The changing face of Crew
As a town which grew up around its railway station, Crewe is used to thousands of unfamiliar faces arriving each day.
But few of them made it on to the streets beyond the train platforms - until recently.
The Cheshire town is now home to thousands of migrant workers from Poland which have changed it beyond recognition.
Official figures state that 2,620 Eastern Europeans have registered to work in Crewe since 2004, but local estimates say the figure is at least double that amount.
Road signs around the town have been translated into Polish, tinned borscht flies off the shelves in specialist delicatessens and schoolchildren now chatter in an Eastern European accent.
Crewe's connections with Eastern Europe date back more than 60 years, when a refugee centre for Poles fleeing Hitler and Stalin was built in the town.

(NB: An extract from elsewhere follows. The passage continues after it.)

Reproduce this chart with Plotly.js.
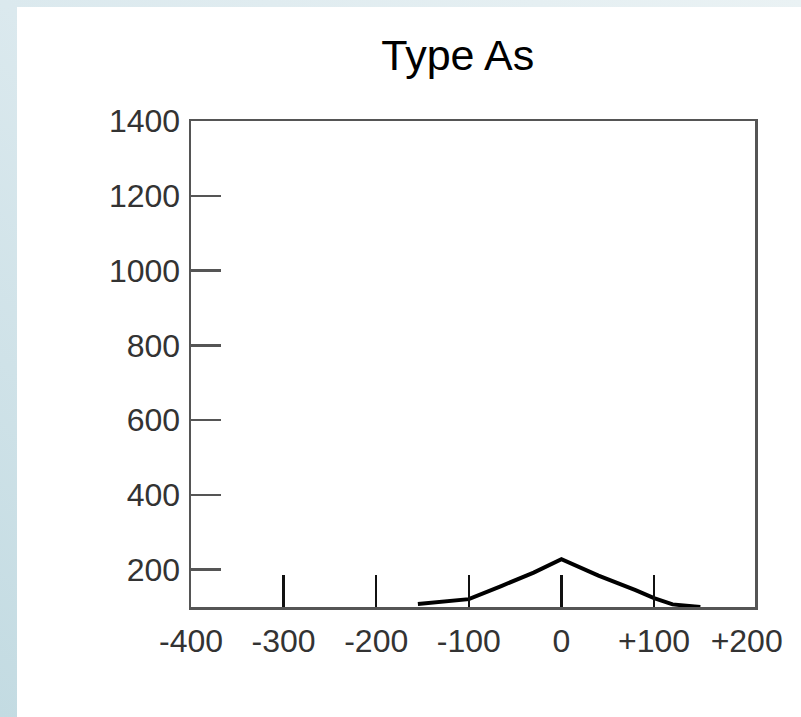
<!DOCTYPE html>
<html>
<head>
<meta charset="utf-8">
<script src="https://cdn.plot.ly/plotly-3.0.1.min.js"></script>
<style>
  html, body { margin: 0; padding: 0; width: 801px; height: 717px; overflow: hidden;
    background: linear-gradient(to top right, #c3dbe2 0%, #dbe9ee 50%, #eaf2f4 100%); }
  #chart { position: absolute; left: 17px; top: 7px; width: 784px; height: 710px; background: #ffffff; }
</style>
</head>
<body>
<div id="chart"></div>
<script>
// Data
const offsetX = [-155, -130, -100, -65, -30, 0, 40, 80, 100, 120, 150];
const countY  = [108, 113, 121, 156, 192, 228, 184, 145, 124, 107, 100];

const xLabelVals = [-400, -300, -200, -100, 0, 100, 200];
const xLabelText = ['-400', '-300', '-200', '-100', '0', '+100', '+200'];
const xTickMarks = [-300, -200, -100, 0, 100];
const yTickVals  = [200, 400, 600, 800, 1000, 1200, 1400];
const yTickText  = ['200', '400', '600', '800', '1000', '1200', '1400'];
const chartTitle = 'Type As';

const FONT = 'Liberation Sans, Arial, sans-serif';

const traces = [{
  x: offsetX,
  y: countY,
  type: 'scatter',
  mode: 'lines',
  line: { color: '#000000', width: 4 },
  hoverinfo: 'x+y',
  showlegend: false
}];

const layout = {
  width: 784,
  height: 710,
  margin: { l: 174, r: 46, t: 114, b: 110 },
  paper_bgcolor: '#ffffff',
  plot_bgcolor: '#ffffff',
  showlegend: false,
  title: {
    text: chartTitle,
    font: { family: FONT, size: 43, color: '#000000' },
    xref: 'paper', x: 0.473, xanchor: 'center',
    yref: 'container', y: 0.932, yanchor: 'middle'
  },
  xaxis: {
    range: [-400, 209],
    tickmode: 'array',
    tickvals: xLabelVals,
    ticktext: xLabelText,
    ticks: '',
    ticklabelstandoff: 4,
    tickfont: { family: FONT, size: 32, color: '#333333' },
    showgrid: false,
    zeroline: false,
    showline: true,
    mirror: true,
    linecolor: '#555555',
    linewidth: 2.5,
    fixedrange: true
  },
  xaxis2: {
    overlaying: 'x',
    matches: 'x',
    side: 'bottom',
    anchor: 'y',
    tickmode: 'array',
    tickvals: xTickMarks,
    showticklabels: false,
    ticks: 'inside',
    ticklen: 32,
    tickwidth: 2.5,
    tickcolor: '#111111',
    showgrid: false,
    zeroline: false,
    showline: false
  },
  yaxis: {
    range: [100, 1400],
    tickmode: 'array',
    tickvals: yTickVals,
    ticktext: yTickText,
    ticks: 'inside',
    ticklen: 30,
    tickwidth: 2.5,
    tickcolor: '#555555',
    ticklabelstandoff: 2,
    tickfont: { family: FONT, size: 32, color: '#333333' },
    showgrid: false,
    zeroline: false,
    showline: true,
    mirror: true,
    linecolor: '#555555',
    linewidth: 2.5,
    fixedrange: true
  }
};

// invisible helper trace bound to xaxis2 so its ticks render
traces.push({
  x: [offsetX[0]], y: [countY[0]], xaxis: 'x2', yaxis: 'y',
  type: 'scatter', mode: 'markers', marker: { opacity: 0 },
  hoverinfo: 'skip', showlegend: false
});

Plotly.newPlot('chart', traces, layout, { displayModeBar: false, staticPlot: true });
</script>
</body>
</html>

At the last census, in 2001, less than two per cent of Crewe's 48,000 population were of ethnic minority origin. But more than six per cent are now believed to be Polish.
Things began to change when Crewe's biggest recruitment firm, Advance Personnel, started to struggle to find local people for the low-wage, part-time factory jobs in the town.
They set up an office in Gdansk and scores of single Poles flocked to Crewe, living in cheap rented accommodation provided by the agency.
More recently, they have started bringing their families with them.
Christine Garbett, deputy head of St Mary's Catholic Primary School, had been expecting only a handful of Polish children in her classrooms but has accommodated 23.
She says: "The Polish children in the school have integrated well and have learned a lot of English."